Tuesday, April 3, 2012

Foreigners Fear Mass Deportations as Government Goes Nuclear

21 and feeling lucky
Thousands of foreigners in Korea who hold different opinions to the Korean government are said to be in hiding today after the Ministry of Injustice set a legal precedent by deporting three members of the international pay-per-view media group Greenpeace who had arrived at Incheon International Airport, which last year won the title of World's Best Airport for the sixth year in a row.

Greenpeace, which opened an office in South Korea last year in a bid to expand into new media markets, has been a vocal critic of South Korea's entirely sensible plans to double its reliance on nuclear power by betting big on the industry with the building of 13 more nuclear plants to go with the lucky 21 that already exist. "Nobody sticks at 21" said an official for the nuclear industry.

The government has been forced to label the building of the domestic nuclear industry as a 'green' energy policy, on legal advice which made the case that only the inexperienced and naive could believe it was safe. But government officials maintain that the disclaimer is a technicality – nuclear power is safe for the vast majority of Koreans because they live in Seoul, which by sheer coincidence is located as far away from Korea's 21 nuclear plants as possible.

Greenpeace, which takes its name from the belief that you have to be naive to really believe in peace, states that its goal is to "ensure the ability of the Earth to nurture life in all its diversity", although the organization has consistently fought those with views in any way diverge from its own, sometimes physically in a non-peaceful form of televised martial art known as 'direct action'. These pay-per-view events enable the media group to fund further troublesome direct actions, continuing the cycle. But the deported foreigners argued that they were not coming to Korea to cause trouble, before immediately appearing to contradict themselves by claiming they were here to see government officials.

It is believed that the government issued the deportation order on the grounds that the foreigners disagreed with Korean government policies. As such, the deportations may carry profound implications for foreigners living in Korea, many of whom are known to be dubious about the obvious benefits of safe, wholesome nuclear energy. These dubious foreigners have been known to speak out about a range of social and environmental issues, to the extent that the government database that logs all their online activity and comments is almost full and urgently needs replacing.

Foreigners with different views have long been a thorny issue in Korea. While some become willing collaborators, many do not, and yet sending them back home to their countries while they are still coherent runs the risk of exposing more foreigners to their incorrect experiences of Korea.
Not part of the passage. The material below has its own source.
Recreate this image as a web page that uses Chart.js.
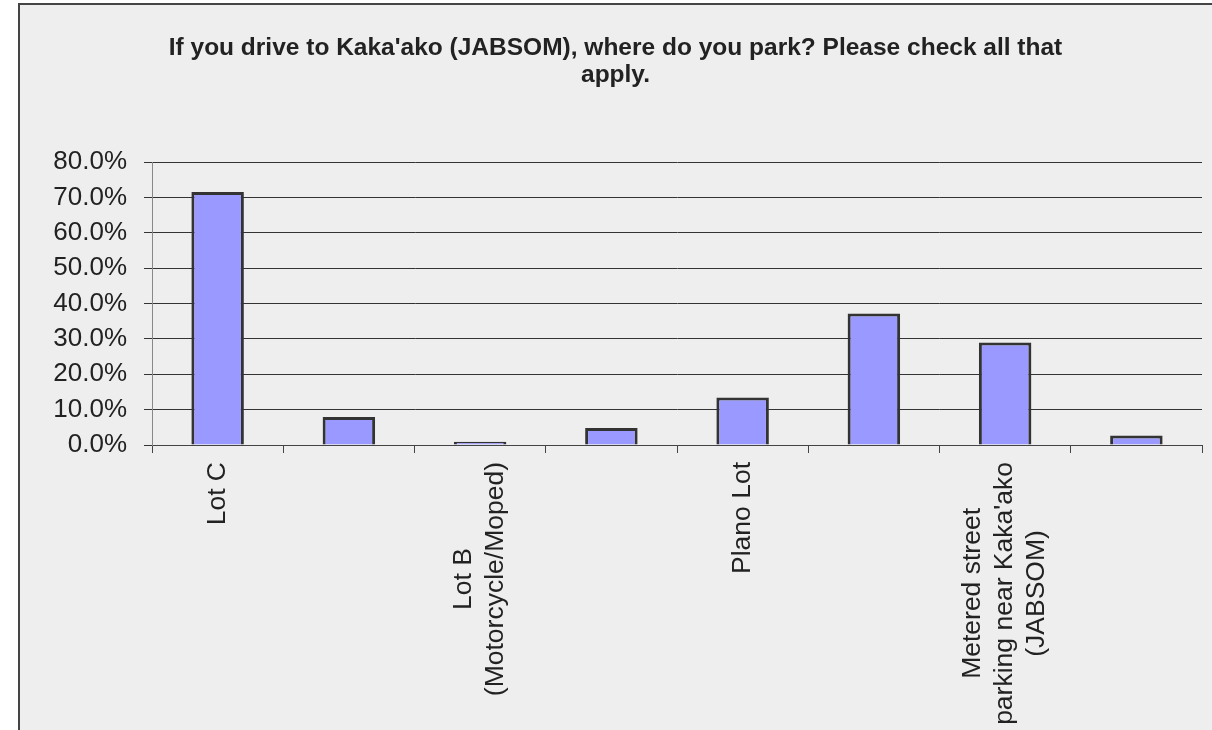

Generally, senior government figures are said to take the view that it is better for dubious foreigners to remain in Korea and die here, but this was thought impossible in the case of the foreigners arriving at Incheon. "If we'd held them indefinitely in the airport it's likely that Greenpeace would have turned it into a bigger media event, or possibly even a full-length movie, which obviously had to be avoided at all costs" explained a government spokesman.